Santana Textiles, a Brazilian denim manufacturer, announces it has begun hiring up to 300 employees for its new 33-acre facility in Edinburg, TX. When completed by year's end, the new plant will house the company's spinning and weaving operations, and storage warehouses. It also will be the biggest facility operated by the world's fifth-largest denim producer, creating high-quality denim lines for numerous fashion designers. The company employs currently 1,800 employees in Brazil and Argentina.
Raudel Garza, executive director of the Rio South Texas Economic Council, said Santana's plant is a multi-phase project expected to take three years to complete. The first phase involves the construction of a 200,000-sq.-ft. plant (expected to open before December), and the hiring of the 300 workers. Once all phases are complete and the facility fully ramped up, "they expect to have a workforce of up to 800 people," he said.
Texas officials have estimated that the project eventually will pour roughly $170 million into the region.
The plant's groundbreaking ceremony took place July 2008, and construction began in late 2010. "The company's equipment is so big that you can't build a building until the equipment is in; and that's what Santana is expecting to arrive soon in Texas," explained Garza. "They've begun hiring to train people as it's anticipated the facility will be operational in the near future."
Garza said that "it's good for Texas cotton farmers" that Santana plans on buying "as much cotton locally as possible" to produce its blue jeans.

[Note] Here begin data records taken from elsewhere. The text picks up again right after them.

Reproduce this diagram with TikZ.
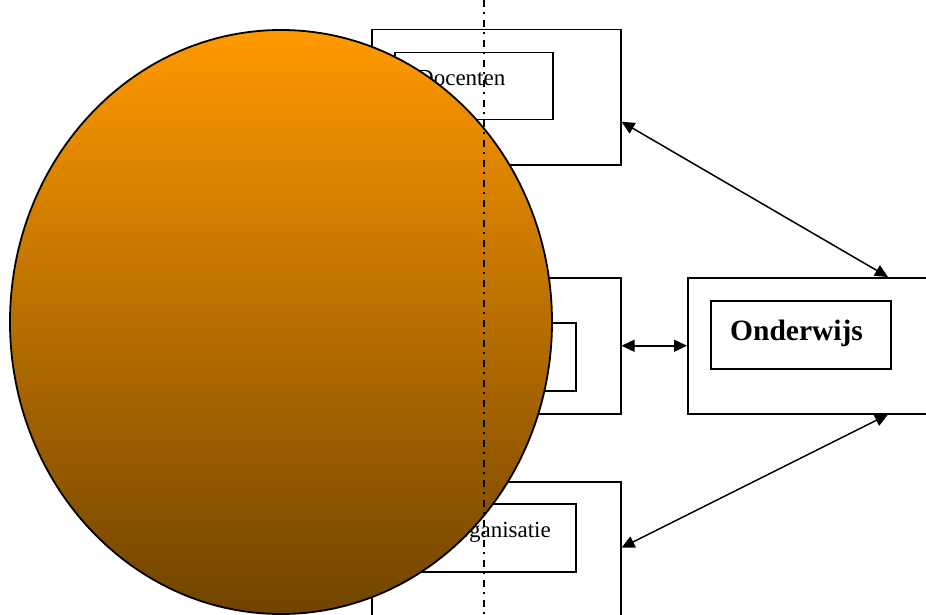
\documentclass[tikz,border=0pt]{standalone}
\usepackage{fontspec}
\setmainfont{Liberation Serif}
\usetikzlibrary{arrows.meta,shapes.geometric}
\definecolor{orangetop}{RGB}{255,153,0}
\definecolor{brownbot}{RGB}{112,68,0}
\begin{document}
\begin{tikzpicture}[x=1pt,y=-1pt,
  box/.style={draw=black, line width=1.5pt, fill=white, inner sep=0pt, anchor=north west},
  biarrow/.style={{Triangle[length=13pt,width=12pt]}-{Triangle[length=13pt,width=12pt]}, line width=1.5pt},
  lbl/.style={font=\fontsize{23}{26}\selectfont, inner sep=0pt},
  blbl/.style={font=\fontsize{29.5}{32}\selectfont\bfseries, inner sep=0pt},
  axis/.style={line width=1.5pt, dash pattern=on 7pt off 5pt on 2pt off 6pt},
  ball/.style={draw=black, line width=1.8pt, ellipse, inner sep=0pt, top color=orangetop, bottom color=brownbot}]
\useasboundingbox (0,0) rectangle (926,615);
\clip (0,0) rectangle (926,615);
% outer boxes
\node[box, minimum width=249pt, minimum height=135pt] (b1) at (371,29) {};
\node[box, minimum width=249pt, minimum height=136pt] (b2) at (371,277) {};
\node[box, minimum width=249pt, minimum height=180pt] (b3) at (371,481) {};
\node[box, minimum width=260pt, minimum height=136pt] (ond) at (687,277) {};
% inner boxes
\node[box, minimum width=158pt, minimum height=67pt] (i1) at (394,52) {};
\node[box, minimum width=158pt, minimum height=68pt] (i2) at (417,322) {};
\node[box, minimum width=158pt, minimum height=68pt] (i3) at (417,503) {};
\node[box, minimum width=180pt, minimum height=68pt] (i4) at (710,300) {};
% labels
\node[lbl, anchor=base west] (tdoc) at (417,86) {Docenten};
\node[lbl, anchor=base east] (torg) at (551,537) {Organisatie};
\node[blbl, anchor=base west] (tond) at (730,340) {Onderwijs};
% connectors
\draw[biarrow] ([yshift=-24.5pt]b1.east) -- ([xshift=201pt]ond.north west);
\draw[biarrow] (b2.east) -- (ond.west);
\draw[biarrow] ([yshift=24pt]b3.east) -- ([xshift=201pt]ond.south west);
% ball
\node[ball, minimum width=542pt, minimum height=584pt] (circ) at (281,322) {};
% dash-dot axis
\coordinate (axtop) at (484,0);
\coordinate (axbot) at (484,615);
\draw[axis] (axtop) -- (axbot);
\end{tikzpicture}
\end{document}
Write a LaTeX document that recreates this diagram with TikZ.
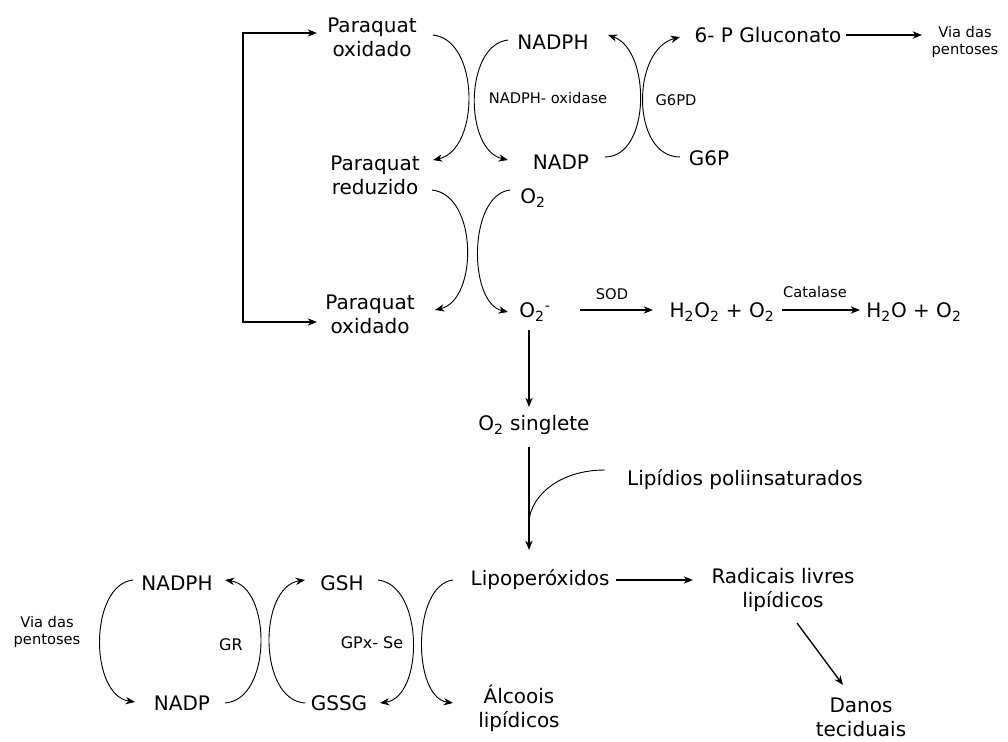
\documentclass[tikz,border=0pt]{standalone}
\usepackage{fontspec}
\setmainfont{DejaVu Sans}
\usepackage{tikz}
\usetikzlibrary{arrows.meta}
\usetikzlibrary{calc}

\newcommand{\bigtxt}{\fontsize{15}{18}\selectfont}
\newcommand{\smalltxt}{\fontsize{11}{13}\selectfont}
\newcommand{\midtxt}{\fontsize{12}{14}\selectfont}

\begin{document}
\begin{tikzpicture}[x=0.75pt,y=-0.75pt,>={Stealth[length=7pt,width=5.5pt]},
                    met/.style={font=\bigtxt,align=center,inner sep=2pt},
                    enz/.style={font=\smalltxt,align=center,inner sep=1pt},
                    turn/.style={->,line width=0.7pt},
                    flow/.style={->,line width=1pt}]
  \useasboundingbox (0,0) rectangle (1008,742);

  % paraquat cycle
  \node[met] (pqoxA) at (372,37) {Paraquat\\oxidado};
  \node[met] (pqred) at (375,175) {Paraquat\\reduzido};
  \node[met] (pqoxB) at (370,314) {Paraquat\\oxidado};
  \node[met] (nadphA) at (553,42) {NADPH};
  \node[met] (nadpA) at (561,162) {NADP};
  \node[met] (oxA) at (533,198) {O\textsubscript{2}};
  \node[met] (supox) at (535,312) {O\textsubscript{2}\textsuperscript{-}};
  \node[enz] (nadphox) at (548,98) {NADPH- oxidase};

  % pentoses
  \node[met] (gluc) at (768,35) {6- P Gluconato};
  \node[enz] (pentA) at (965,42) {Via das\\pentoses};
  \node[met] (g6p) at (709,158) {G6P};
  \node[enz] (g6pd) at (676,100) {G6PD};

  % dismutation
  \node[met] (h2o2) at (722,312) {H\textsubscript{2}O\textsubscript{2} + O\textsubscript{2}};
  \node[met] (h2o) at (914,312) {H\textsubscript{2}O + O\textsubscript{2}};
  \node[enz] (sod) at (612,294) {SOD};
  \node[enz] (catal) at (815,292) {Catalase};

  % lipids
  \node[met] (singlet) at (534,425) {O\textsubscript{2} singlete};
  \node[met] (lipoli) at (745,480) {Lipídios poliinsaturados};
  \node[met] (lipo) at (540,580) {Lipoperóxidos};
  \node[met] (radic) at (783,590) {Radicais livres\\lipídicos};
  \node[met] (danos) at (861,717) {Danos\\teciduais};
  \node[met] (alc) at (519,708) {Álcoois\\lipídicos};
  \coordinate (merge) at (529,520);

  % glutathione
  \node[met] (gsh) at (342,583) {GSH};
  \node[met] (gssg) at (339,703) {GSSG};
  \node[met] (nadphB) at (177,583) {NADPH};
  \node[met] (nadpB) at (182,703) {NADP};
  \node[enz] (pentB) at (47,632) {Via das\\pentoses};
  \node[enz,font=\midtxt] (gr) at (231,645) {GR};
  \node[enz,font=\midtxt] (gpx) at (372,643) {GPx- Se};

  \draw[<->,line width=1pt] ($(pqoxA)+(-55,-4)$) -- ++(-74,0) |- ($(pqoxB)+(-53,8)$);

  \draw[turn] ($(pqoxA)+(61,-2)$) .. controls +(47,5) and +(47,-10) .. ($(pqred)+(58,-15)$);
  \draw[turn] ($(nadphA)+(-45,-2)$) .. controls +(-44,5) and +(-44,-10) .. ($(nadpA)+(-53,-2)$);
  \draw[turn] ($(nadpA)+(44,-5)$) .. controls +(46,0) and +(43,15) .. ($(nadphA)+(55,-7)$);
  \draw[turn] ($(g6p)+(-29,-1)$) .. controls +(-49,0) and +(-49,13) .. ($(gluc)+(-88,2)$);
  \draw[turn] ($(pqred)+(57,15)$) .. controls +(46,5) and +(43,-10) .. ($(pqoxB)+(65,-4)$);
  \draw[turn] ($(oxA)+(-23,-8)$) .. controls +(-42,5) and +(-40,-9) .. ($(supox)+(-27,0)$);

  \draw[flow] ($(gluc)+(78,0)$) -- ($(pentA)+(-43,-7)$);
  \draw[flow] ($(supox)+(45,-2)$) -- ($(h2o2)+(-69,-2)$);
  \draw[flow] ($(h2o2)+(60,-2)$) -- ($(h2o)+(-54,-2)$);
  \draw[flow] ($(supox)+(-6,18)$) -- ($(singlet)+(-5,-18)$);
  \draw[flow] ($(singlet)+(-5,22)$) -- ($(lipo)+(-11,-30)$);
  \draw[line width=0.7pt] ($(lipoli)+(-140,-10)$) .. controls +(-45,0) and +(3,-25) .. (merge);
  \draw[flow] ($(lipo)+(76,0)$) -- ($(radic)+(-90,-10)$);
  \draw[flow] ($(radic)+(14,33)$) -- ($(danos)+(-18,-32)$);

  \draw[turn] ($(nadphB)+(-44,-3)$) .. controls +(-44,5) and +(-46,-7) .. ($(nadpB)+(-47,-1)$);
  \draw[turn] ($(nadpB)+(43,0)$) .. controls +(47,-3) and +(47,7) .. ($(nadphB)+(48,-3)$);
  \draw[turn] ($(gssg)+(-34,0)$) .. controls +(-47,-3) and +(-47,7) .. ($(gsh)+(-37,-3)$);
  \draw[turn] ($(gsh)+(36,-3)$) .. controls +(46,5) and +(44,-6) .. ($(gssg)+(41,0)$);
  \draw[turn] ($(lipo)+(-87,0)$) .. controls +(-41,5) and +(-41,-6) .. ($(alc)+(-66,-5)$);
\end{tikzpicture}
\end{document}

The textile company has received a wide assortment of incentives, including a Texas Enterprise Fund grant of $1.65 million, a property tax abatement from.Hidalgo County, and donation of the project's 33 acres at Edinburg North Industrial Park (plus site infrastructure) from the City of Edinburg and the Edinburg Economic Development Corporation. The two latter entities also helped Santana obtain an enterprise zone project designation from the State which allows the firm to receive a refund on sales and use taxes paid during the construction period (and several years afterwards) based on the number of jobs created. Moreover, The University of Texas - Pan American, South Texas College, and Workforce Solutions (the local workforce development board) have teamed up and applied for specific grants to provide training for the Santana Textile's employees.
"The fact that a Brazilian manufacturer chose to build their newest plant here in Rio South Texas will come as no surprise to those who understand this region," noted Garza. "Rio South Texas offers everything companies are seeking in these challenging economic times," he added, citing the region's young labor force, low cost of living and ideal geographic location for manufacturers and distributors.